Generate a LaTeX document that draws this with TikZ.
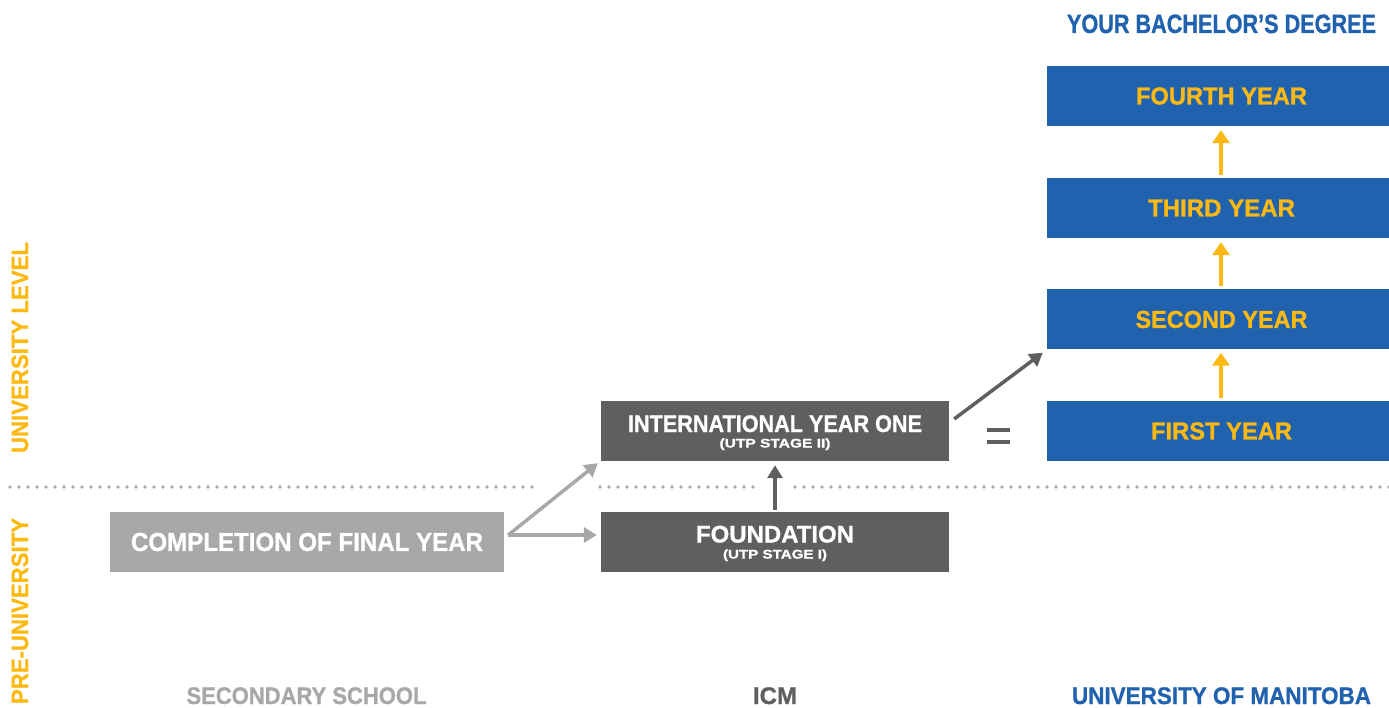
\documentclass[tikz,border=0pt]{standalone}
\usepackage{fontspec}
\setmainfont{Liberation Sans}[BoldFont={Liberation Sans Bold},BoldFeatures={FakeBold=1}]
\usetikzlibrary{arrows.meta}
\definecolor{umblue}{HTML}{2062AE}
\definecolor{umyellow}{HTML}{FDB913}
\definecolor{dgray}{HTML}{5E5F61}
\definecolor{lgray}{HTML}{A7A8AA}
\newcommand\fitw[2]{\resizebox{#1pt}{\height}{#2}}
\newcommand\yeartxt[2]{\hspace*{7pt}\fitw{#1}{#2}}
\tikzset{
  boxbase/.style={rectangle, inner sep=0pt, minimum height=60pt, font=\bfseries},
  yearbox/.style={boxbase, fill=umblue, text=umyellow, minimum width=342pt, font=\bfseries\fontsize{24.5}{24.5}\selectfont},
  icmbox/.style={boxbase, fill=dgray, text=white, minimum width=348pt},
  schoolbox/.style={boxbase, fill=lgray, text=white, minimum width=394pt},
  lbl/.style={inner sep=0pt, font=\bfseries\fontsize{24}{24}\selectfont},
  sidelbl/.style={inner sep=0pt, rotate=90, text=umyellow, font=\bfseries\fontsize{23.5}{23.5}\selectfont},
  yarrow/.style={umyellow, line width=4.5pt, -{Triangle[length=13pt,width=17pt]}},
  garrow/.style={line width=3.5pt, -{Triangle[length=13pt,width=15pt]}},
  dotline/.style={lgray, line width=3.6pt, line cap=round, dash pattern=on 0pt off 9pt}
}
\begin{document}
\begin{tikzpicture}[x=1pt,y=-1pt]
\useasboundingbox (0,0) rectangle (1389,708);
% dotted divider
\draw[dotline] (10,487) -- (540,487);
\draw[dotline] (600,487) -- (757,487);
\draw[dotline] (795,487) -- (1389,487);
% boxes
\node[yearbox] (fourth) at (1218,96) {\yeartxt{171}{FOURTH YEAR}};
\node[yearbox] (third) at (1218,208) {\yeartxt{147}{THIRD YEAR}};
\node[yearbox] (second) at (1218,319.5) {\yeartxt{172}{SECOND YEAR}};
\node[yearbox] (first) at (1218,431) {\yeartxt{141}{FIRST YEAR}};
\node[icmbox] (iyo) at (775,431) {};
\node[icmbox] (found) at (775,542) {};
\node[schoolbox] (comp) at (307,542) {\fontsize{26}{26}\selectfont\fitw{352}{COMPLETION OF FINAL YEAR}};
\node[inner sep=0pt, text=white, font=\bfseries\fontsize{24}{24}\selectfont, anchor=base] (iyot) at (775,432) {\fitw{294}{INTERNATIONAL YEAR ONE}};
\node[inner sep=0pt, text=white, font=\bfseries\fontsize{12.5}{12.5}\selectfont, anchor=base] (iyos) at (775,447.5) {\fitw{111}{(UTP STAGE II)}};
\node[inner sep=0pt, text=white, font=\bfseries\fontsize{24}{24}\selectfont, anchor=base] (foundt) at (775,542.5) {\fitw{158}{FOUNDATION}};
\node[inner sep=0pt, text=white, font=\bfseries\fontsize{12.5}{12.5}\selectfont, anchor=base] (founds) at (775,558.5) {\fitw{104}{(UTP STAGE I)}};
% equals sign
\fill[dgray] (987,428) rectangle (1010,432);
\fill[dgray] (987,440) rectangle (1010,444);
% titles
\node[lbl, text=umblue, anchor=base, font=\bfseries\fontsize{26.5}{26.5}\selectfont] (title) at (1221.5,33) {\fitw{309}{YOUR BACHELOR’S DEGREE}};
\node[lbl, text=lgray, anchor=base] (sec) at (306.5,704) {\fitw{240}{SECONDARY SCHOOL}};
\node[lbl, text=dgray, anchor=base] (icm) at (775,704) {\fitw{44}{ICM}};
\node[lbl, text=umblue, anchor=base] (uom) at (1221.5,704) {\fitw{299}{UNIVERSITY OF MANITOBA}};
\node[sidelbl, anchor=base] (ulev) at (28,347.5) {\fitw{211}{UNIVERSITY LEVEL}};
\node[sidelbl, anchor=base] (preu) at (28,611) {\fitw{186}{PRE-UNIVERSITY}};
% yellow arrows
\coordinate (ax) at (1221,0);
\draw[yarrow] ([yshift=3pt]first.north -| ax) -- ([yshift=-3pt]second.south -| ax);
\draw[yarrow] ([yshift=3pt]second.north -| ax) -- ([yshift=-4pt]third.south -| ax);
\draw[yarrow] ([yshift=3pt]third.north -| ax) -- ([yshift=-4pt]fourth.south -| ax);
% gray arrows
\coordinate (cs) at ([shift={(4pt,7pt)}]comp.east);
\draw[garrow, lgray] (cs) -- ([shift={(-4pt,0pt)}]found.west |- cs);
\draw[garrow, lgray] (cs) -- ([shift={(-3pt,-2pt)}]iyo.south west);
\draw[garrow, dgray] ([yshift=2pt]found.north) -- ([yshift=-4pt]iyo.south);
\draw[garrow, dgray] ([shift={(5pt,12pt)}]iyo.east) -- ([shift={(-4pt,-3pt)}]second.south west);
\end{tikzpicture}
\end{document}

• _Problem to solve_
Copy out the data above exactly, except the pictures.

• _Written response_
Generate a LaTeX document that draws this with TikZ.
\documentclass[tikz,border=0pt]{standalone}
\usepackage{fontspec}
\setmainfont{Liberation Sans}[BoldFont={Liberation Sans Bold},BoldFeatures={FakeBold=1}]
\usetikzlibrary{arrows.meta}
\definecolor{umblue}{HTML}{2062AE}
\definecolor{umyellow}{HTML}{FDB913}
\definecolor{dgray}{HTML}{5E5F61}
\definecolor{lgray}{HTML}{A7A8AA}
\newcommand\fitw[2]{\resizebox{#1pt}{\height}{#2}}
\newcommand\yeartxt[2]{\hspace*{7pt}\fitw{#1}{#2}}
\tikzset{
  boxbase/.style={rectangle, inner sep=0pt, minimum height=60pt, font=\bfseries},
  yearbox/.style={boxbase, fill=umblue, text=umyellow, minimum width=342pt, font=\bfseries\fontsize{24.5}{24.5}\selectfont},
  icmbox/.style={boxbase, fill=dgray, text=white, minimum width=348pt},
  schoolbox/.style={boxbase, fill=lgray, text=white, minimum width=394pt},
  lbl/.style={inner sep=0pt, font=\bfseries\fontsize{24}{24}\selectfont},
  sidelbl/.style={inner sep=0pt, rotate=90, text=umyellow, font=\bfseries\fontsize{23.5}{23.5}\selectfont},
  yarrow/.style={umyellow, line width=4.5pt, -{Triangle[length=13pt,width=17pt]}},
  garrow/.style={line width=3.5pt, -{Triangle[length=13pt,width=15pt]}},
  dotline/.style={lgray, line width=3.6pt, line cap=round, dash pattern=on 0pt off 9pt}
}
\begin{document}
\begin{tikzpicture}[x=1pt,y=-1pt]
\useasboundingbox (0,0) rectangle (1389,708);
% dotted divider
\draw[dotline] (10,487) -- (540,487);
\draw[dotline] (600,487) -- (757,487);
\draw[dotline] (795,487) -- (1389,487);
% boxes
\node[yearbox] (fourth) at (1218,96) {\yeartxt{171}{FOURTH YEAR}};
\node[yearbox] (third) at (1218,208) {\yeartxt{147}{THIRD YEAR}};
\node[yearbox] (second) at (1218,319.5) {\yeartxt{172}{SECOND YEAR}};
\node[yearbox] (first) at (1218,431) {\yeartxt{141}{FIRST YEAR}};
\node[icmbox] (iyo) at (775,431) {};
\node[icmbox] (found) at (775,542) {};
\node[schoolbox] (comp) at (307,542) {\fontsize{26}{26}\selectfont\fitw{352}{COMPLETION OF FINAL YEAR}};
\node[inner sep=0pt, text=white, font=\bfseries\fontsize{24}{24}\selectfont, anchor=base] (iyot) at (775,432) {\fitw{294}{INTERNATIONAL YEAR ONE}};
\node[inner sep=0pt, text=white, font=\bfseries\fontsize{12.5}{12.5}\selectfont, anchor=base] (iyos) at (775,447.5) {\fitw{111}{(UTP STAGE II)}};
\node[inner sep=0pt, text=white, font=\bfseries\fontsize{24}{24}\selectfont, anchor=base] (foundt) at (775,542.5) {\fitw{158}{FOUNDATION}};
\node[inner sep=0pt, text=white, font=\bfseries\fontsize{12.5}{12.5}\selectfont, anchor=base] (founds) at (775,558.5) {\fitw{104}{(UTP STAGE I)}};
% equals sign
\fill[dgray] (987,428) rectangle (1010,432);
\fill[dgray] (987,440) rectangle (1010,444);
% titles
\node[lbl, text=umblue, anchor=base, font=\bfseries\fontsize{26.5}{26.5}\selectfont] (title) at (1221.5,33) {\fitw{309}{YOUR BACHELOR’S DEGREE}};
\node[lbl, text=lgray, anchor=base] (sec) at (306.5,704) {\fitw{240}{SECONDARY SCHOOL}};
\node[lbl, text=dgray, anchor=base] (icm) at (775,704) {\fitw{44}{ICM}};
\node[lbl, text=umblue, anchor=base] (uom) at (1221.5,704) {\fitw{299}{UNIVERSITY OF MANITOBA}};
\node[sidelbl, anchor=base] (ulev) at (28,347.5) {\fitw{211}{UNIVERSITY LEVEL}};
\node[sidelbl, anchor=base] (preu) at (28,611) {\fitw{186}{PRE-UNIVERSITY}};
% yellow arrows
\coordinate (ax) at (1221,0);
\draw[yarrow] ([yshift=3pt]first.north -| ax) -- ([yshift=-3pt]second.south -| ax);
\draw[yarrow] ([yshift=3pt]second.north -| ax) -- ([yshift=-4pt]third.south -| ax);
\draw[yarrow] ([yshift=3pt]third.north -| ax) -- ([yshift=-4pt]fourth.south -| ax);
% gray arrows
\coordinate (cs) at ([shift={(4pt,7pt)}]comp.east);
\draw[garrow, lgray] (cs) -- ([shift={(-4pt,0pt)}]found.west |- cs);
\draw[garrow, lgray] (cs) -- ([shift={(-3pt,-2pt)}]iyo.south west);
\draw[garrow, dgray] ([yshift=2pt]found.north) -- ([yshift=-4pt]iyo.south);
\draw[garrow, dgray] ([shift={(5pt,12pt)}]iyo.east) -- ([shift={(-4pt,-3pt)}]second.south west);
\end{tikzpicture}
\end{document}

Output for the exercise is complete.